Existing research reports inconsistent findings on how color affects cognitive task performance, with some studies favoring blue/green over red and others the opposite. This study aims to reconcile these discrepancies regarding color effects on cognition. The authors provide process evidence that activation of alternative motivations mediates the influence of color on task performance. Red induces avoidance motivation and improves detail‑oriented performance, while blue promotes approach motivation and enhances creative performance, and these effects generalize to product design and persuasive messaging and occur outside conscious awareness.

Abstract

Existing research reports inconsistent findings with regard to the effect of color on cognitive task performances. Some research suggests that blue or green leads to better performances than red; other studies record the opposite. Current work reconciles this discrepancy.

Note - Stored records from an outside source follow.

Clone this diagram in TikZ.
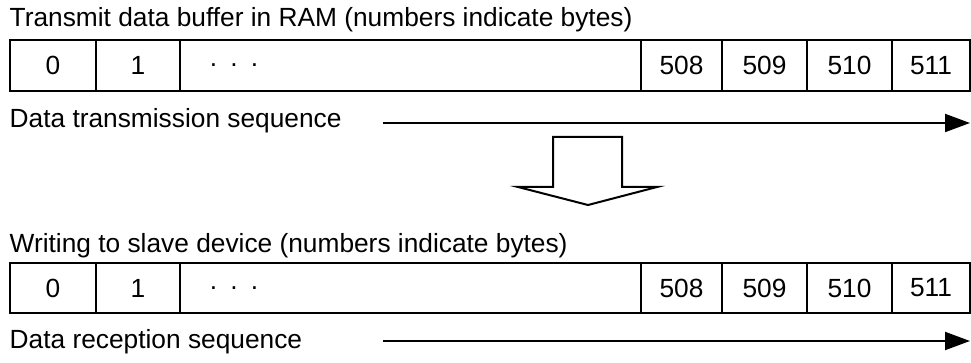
\documentclass[tikz,border=0pt]{standalone}
\usepackage{fontspec}
\setmainfont{Liberation Sans}
\usetikzlibrary{arrows.meta}
\begin{document}
\begin{tikzpicture}[x=1pt,y=-1pt,
  txt/.style={font=\fontsize{26.3}{30}\selectfont},
  cell/.style={txt, draw, line width=2.2pt, inner sep=0pt},
  lbl/.style={txt, anchor=base west, inner sep=0pt},
  seq/.style={line width=2pt, -{Triangle[length=25pt,width=18pt]}},
  bigarrow/.style={draw, line width=2pt, line join=miter, fill=white}]
\useasboundingbox (0,0) rectangle (971,363);
% top row
\node[lbl] (title1) at (9.5,26.5) {Transmit data buffer in RAM (numbers indicate bytes)};
\foreach \n/\l/\r/\t in {0/10/96/0, 1/96/180/1, 2/180/641/{}, 3/641/722/508, 4/722/807/509, 5/807/892/510, 6/892/970/511}
  \node[cell, minimum width={\r-\l}, minimum height=51pt] (t\n) at ({(\l+\r)/2},65.5) {\t};
\node[txt, inner sep=0pt] (tdots) at (234,65.5) {.\hspace{0.5em}.\hspace{0.5em}.};
\node[lbl] (seq1) at (9.5,128) {Data transmission sequence};
\coordinate (a1s) at (383,123);
\coordinate (a1e) at (970,123);
\draw[seq] (a1s) -- (a1e);
% big hollow arrow
\path[bigarrow] (553,137) -- (622,137) -- (622,187) -- (657,187) -- (588,205) -- (518,187) -- (553,187) -- cycle;
% bottom row
\node[lbl] (title2) at (9.5,253) {Writing to slave device (numbers indicate bytes)};
\foreach \n/\l/\r/\t in {0/10/96/0, 1/96/180/1, 2/180/641/{}, 3/641/722/508, 4/722/807/509, 5/807/892/510, 6/892/970/511}
  \node[cell, minimum width={\r-\l}, minimum height=50pt] (b\n) at ({(\l+\r)/2},288) {\t};
\node[txt, inner sep=0pt] (bdots) at (234,288) {.\hspace{0.5em}.\hspace{0.5em}.};
\node[lbl] (seq2) at (9.5,348) {Data reception sequence};
\coordinate (a2s) at (383,341);
\coordinate (a2e) at (970,341);
\draw[seq] (a2s) -- (a2e);
\end{tikzpicture}
\end{document}
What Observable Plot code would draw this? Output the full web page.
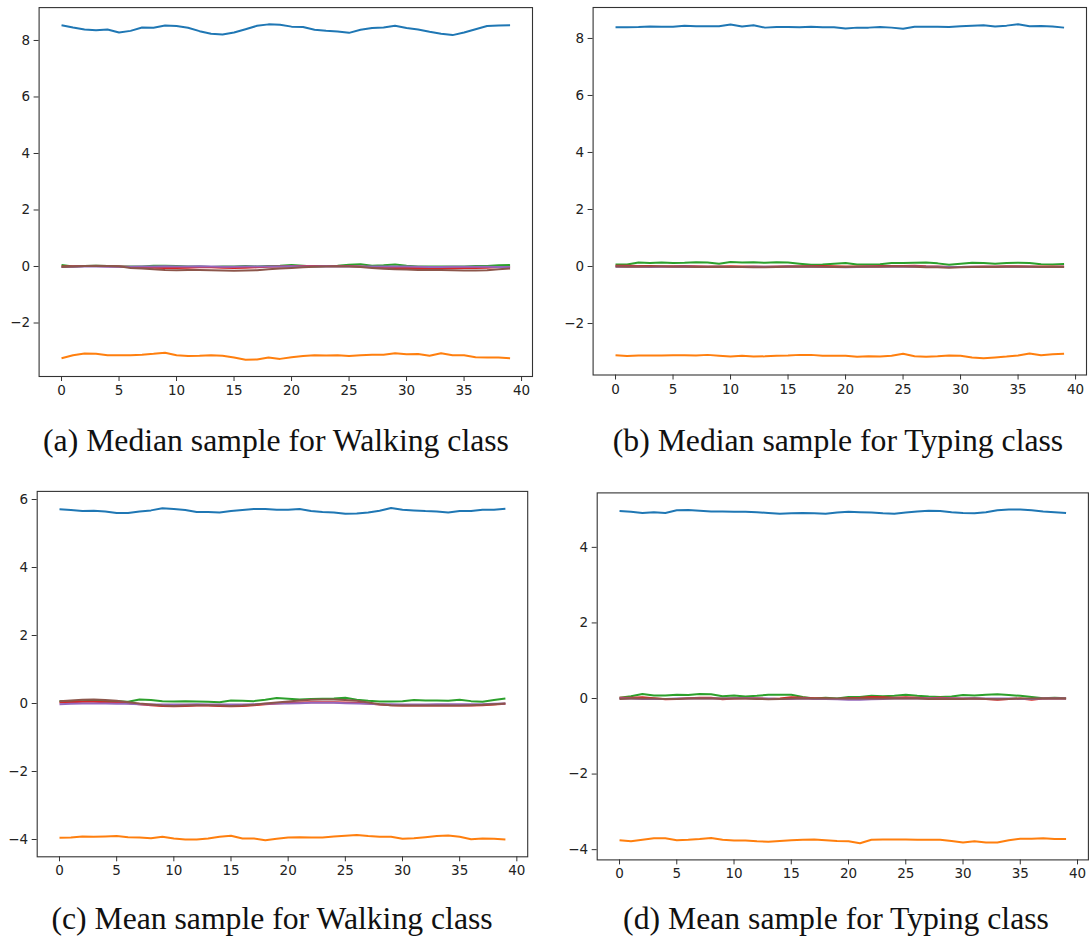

We demonstrate that red (versus blue) color induces primarily an avoidance (versus approach) motivation (study 1, n = 69) and that red enhances performance on a detail-oriented task, whereas blue enhances performance on a creative task (studies 2 and 3, n = 208 and 118). Further, we replicate these results in the domains of product design (study 4, n = 42) and persuasive message evaluation (study 5, n = 161) and show that these effects occur outside of individuals' consciousness (study 6, n = 68). We also provide process evidence suggesting that the activation of alternative motivations mediates the effect of color on cognitive task performances.